Rosalie was a suffragette and worked with Emily Pankhurst. She wanted to study science at Bristol university but was not allowed to do so and so she hid outside the classroom in the Rhododendrons and took the exam independently. She passed and came first and was allowed to study science at the university. The first women to do so there.

She married Arthur and emigrated with him to South Africa, but in South Africa, single handedly (or so Colin suggests) she got the vote for (white) women before women gote the vote in the UK. She went to Cape Town to parliament and petitioned the MPs and won a famous victory when they agreed to her petition.

To auntie Connie, when she was thinking of what to do with her life she said:

'Dear, there are two professions which are still barred to women: the cloth, and law. I think you should follow the law.' 

And she encouraged Auntie Connie to become a lawyer and sure enough, Connie became the first women attorney in South Africa.

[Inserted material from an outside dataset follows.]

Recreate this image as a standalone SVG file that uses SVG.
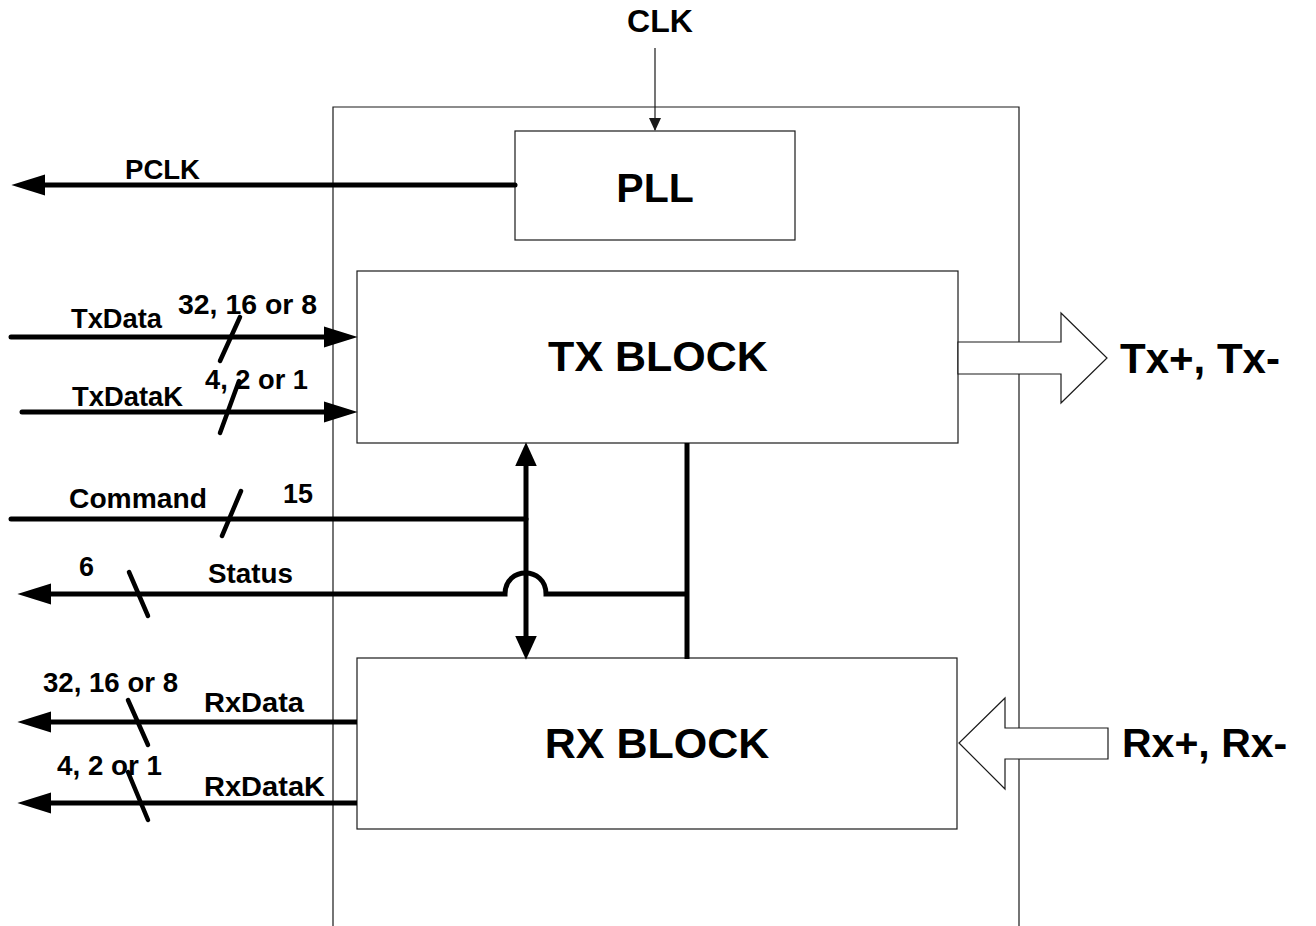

Colin told another story. The postmaster general said that he would not go and fight in the war because there would be nobody left to look after the post offices and Granny Hall complained. She went to Jan Smuts and said.

'I will be postmaster general.' send these men off to fight.' And so during the war Granny Hall was the postmaster general.

I have some tapes of Granny Hall which were made my John and Nola, recounting some of the things she did. I thought Arthur was an impressive man, but I must say, my Great Grandmother was every bit as impressive as he was.

Colin said that Granny Hall taught him great respect for women and that one of Granny Hall's favourite people was my Mother, Eve Hall, because she was an activist and because she stood up for her political beliefs - stood up against Apartheid.